The atom is not the solid sphere we sometimes picture. It has internal structure, and understanding it is the key to explaining all chemical properties.
The Bohr model (starting point)
In 1913 Niels Bohr proposed a planetary model: the nucleus sits at the center, electrons orbit on discrete shells. Each shell has a maximum capacity:
- K shell (n = 1): 2 electrons
- L shell (n = 2): 8 electrons
- M shell (n = 3): 18 electrons
- N shell (n = 4): 32 electrons
Electrons fill inner shells first. For sodium (Na, Z = 11), with 11 electrons: (K)² (L)⁸ (M)¹.
This model is enough to understand why elements in the same group share properties: they have the same number of electrons on their outermost shell (valence shell).
From planetary to quantum
The Bohr model works for hydrogen but breaks down for heavier atoms. Experimental data (emission spectra, ionization energies) demands a finer model: quantum mechanics.
In the quantum model, the electron has no definite path. We use the notion of atomic orbital: a region of space where the probability of finding the electron is high. Orbitals are classified by:
- principal quantum number n (size, energy): 1, 2, 3...
- secondary quantum number ℓ (shape): s, p, d, f
- magnetic quantum number mₗ (orientation)
- spin mₛ: +1/2 or −1/2
Electron configuration
The Pauli principle forbids two electrons from sharing all four quantum numbers.

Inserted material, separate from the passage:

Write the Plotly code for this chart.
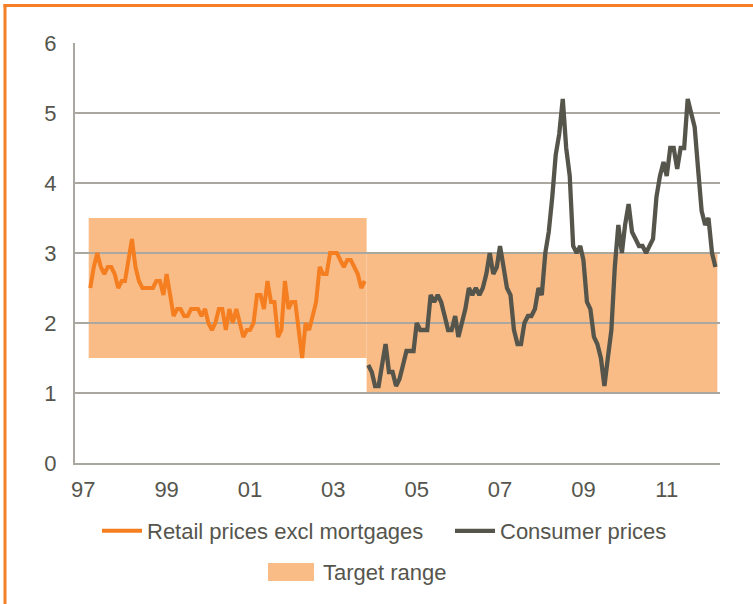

The Aufbau rule gives the filling order:
1s, 2s, 2p, 3s, 3p, 4s, 3d, 4p, 5s, 4d, 5p, 6s, 4f, 5d, 6p, 7s, 5f, 6d, 7p
For carbon (Z = 6): 1s² 2s² 2p². For iron (Z = 26): [Ar] 4s² 3d⁶.
One atom, many faces
Depending on the precision you need:
- The planetary model is enough to discuss shells and valence.
- The quantum model is needed to explain covalent bonding, molecular geometry, the color of compounds, magnetism.
In high school, you mostly use the simplified quantum model (s, p, d). At the undergraduate level, you go deep into orbitals and their geometry. Up to you.